Talk of what will inevitably referred to as the fifth album since de facto leader Mike Portnoy jumped ship (or since his replacement, Mike Mangini stepped in) has revolved around the claim that it’s seen the band return to writing in the old school way. Face to face, albeit with James LaBrie beamed into a monitor in the corner, and working out tune sin the studio in the old style. In the Images & Words style to be precise and induce a shiver down the spine of the band’s followers. Recorded in the new DTHQ (it does what it says…), much has also been made of the increased sonic presence of John Myung in the general mix. At times during the opening The Alien, his bass can be heard growling away prominently. It’s either that or the John Petrucci EIGHT string guitar…the very eight string that makes a significant contribution to the heaviest part of the album on Awaken The Master, where the Rudess keyboard stabs add a heightened drama.

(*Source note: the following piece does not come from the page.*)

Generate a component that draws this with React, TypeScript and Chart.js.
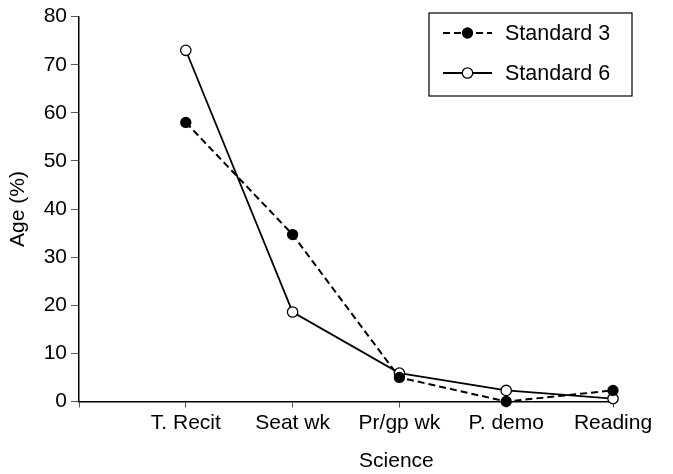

Instrumental prowess and virtuosity is, as expected, to the fore. There are plenty of Rudess/Petrucci keyboard/guitar duels and battles – what Rudess has described as Petrucci playing the Metallica card while he responds with the Gentle Giant card and Mangini is never far from the sort of spectacular drum fill with which his predecessor made his mark. LaBrie also weighs in with a ‘let’s not get preachy’ political lyric inspired by scenes from the TV screen with the atrocities going on in Saudi Arabia.
While most of the new songs hit at around the seven to nine minute mark, the more accessible side pops up with a strong contender in Transcending Time. One in a similar vein to I Walk Beside You from Octavarium (not such a good thing some might say) and perhaps too obvious to be the single despite offering the ‘lightest’ moments in an album of inevitable tests for the unbelievers. Invisible Monster however, has risen to the status of having a video made. It’s their 2021 horror movie theme, not quite in the same league as The Dark Eternal Night, but dark enough to suggest (beyond the obvious title) something more sinister.
The extended arrangements win out of course as we know how the boys like to push their limits. They hit the marks with the twenty minute title track that sees the band fully subscribed to the philosophy of taking their music as far as they can. The grandiose and cinematic opening is invaded by the heavy guitar as we pass through several sequences where the pace slackens and peaks come and go. Petrucci peels off what’s probably intended as the showcase solo that relies on his emotive tones rather than sheer speed and power.
Housed in another superb piece of Hugh Syme artwork, A View From The Top Of The World is an an album that finds Dream Theater doing what they do best. After the hugely divided opinion that came as a result of the ambitious The Astonishing, both Distance Over Time and the new album revert to what have been called ‘proper’ Dream Theater. A band controversial to the point where the band members seem to be constantly on the defensive and ready to fight their corner. Even within elements of their own fanbase, sometimes they can’t do right for doing wrong, and the album title might give those critics more fuel for the fir, but whatever they do, they remain one of the undisputed heavyweight champs of the Prog Metal world.